Another term that gets used a lot and has an inherent assumption of a dichotomy is “work-life balance.” We all say we want it, at the same time work and life seem to be blending together. And I mean, that’s nothing new … farmers, artisans, soldiers have always had a blended work and life experience, but it’s new to office workers. Is this a trend we should be fighting or embracing?
My initial reaction is fighting, going along the “provoking people” thing. And you know, my take on that is just … I just don’t get it. I don’t think about work-life balance. I don’t think about work-life blending or whatever the new term is.
I think that whole way of thinking is an artifact of a previous time. Just having those two things that need to be balanced or blended or whatever it is, assumes there’s a division, there’s a dichotomy. And I see the consequences of that are many.

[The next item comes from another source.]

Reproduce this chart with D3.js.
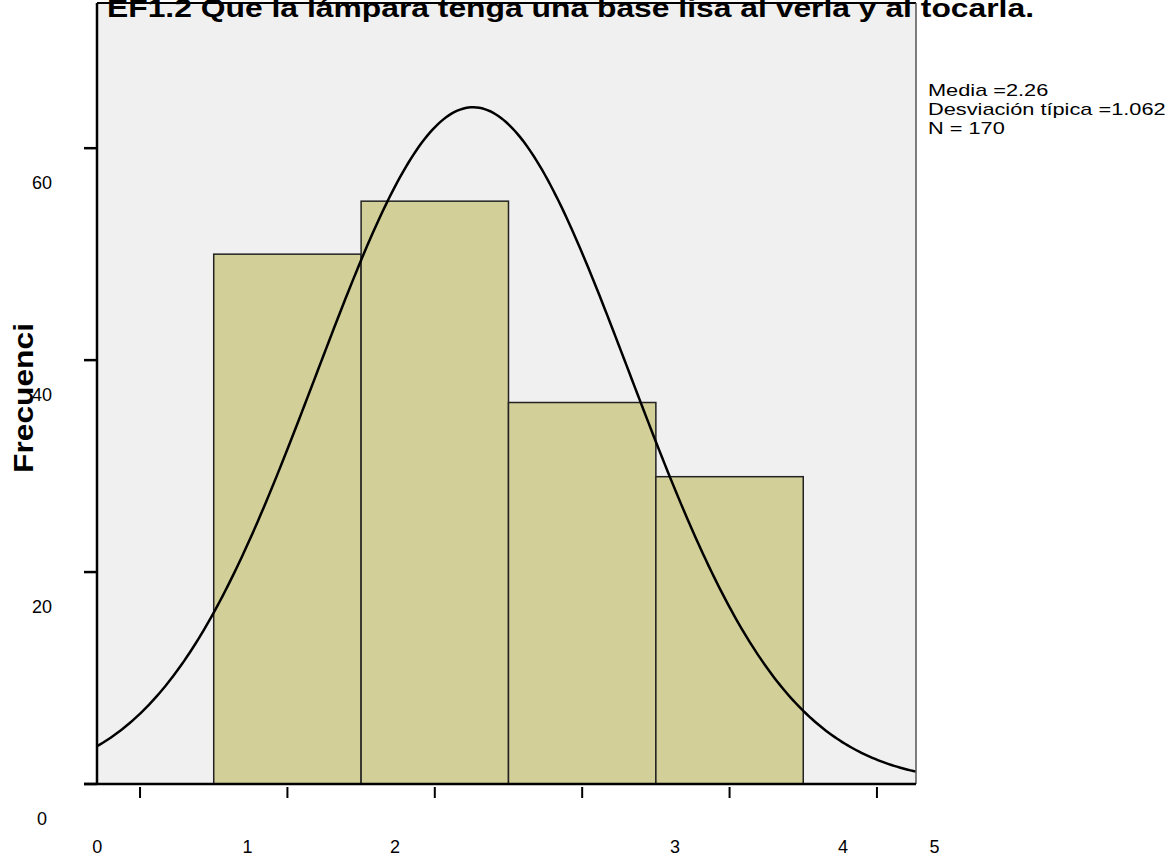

One thing I notice is, people not giving much credit to themselves for side projects. Like a programmer works on an open source project, and they think, “Oh, I’m not getting paid, so it doesn’t fall in the ‘work’ category.” Therefore, they’ll be hesitant to put it on their resume. They won’t really use it as evidence that they continue to learn and improve. And I go, “Oh my gosh, that is one of your key assets. The fact that you do this stuff for fun, it’s a part of you and what you care about and what matters to you, not just something you do for money? That should be front and center in your resume or your portfolio.”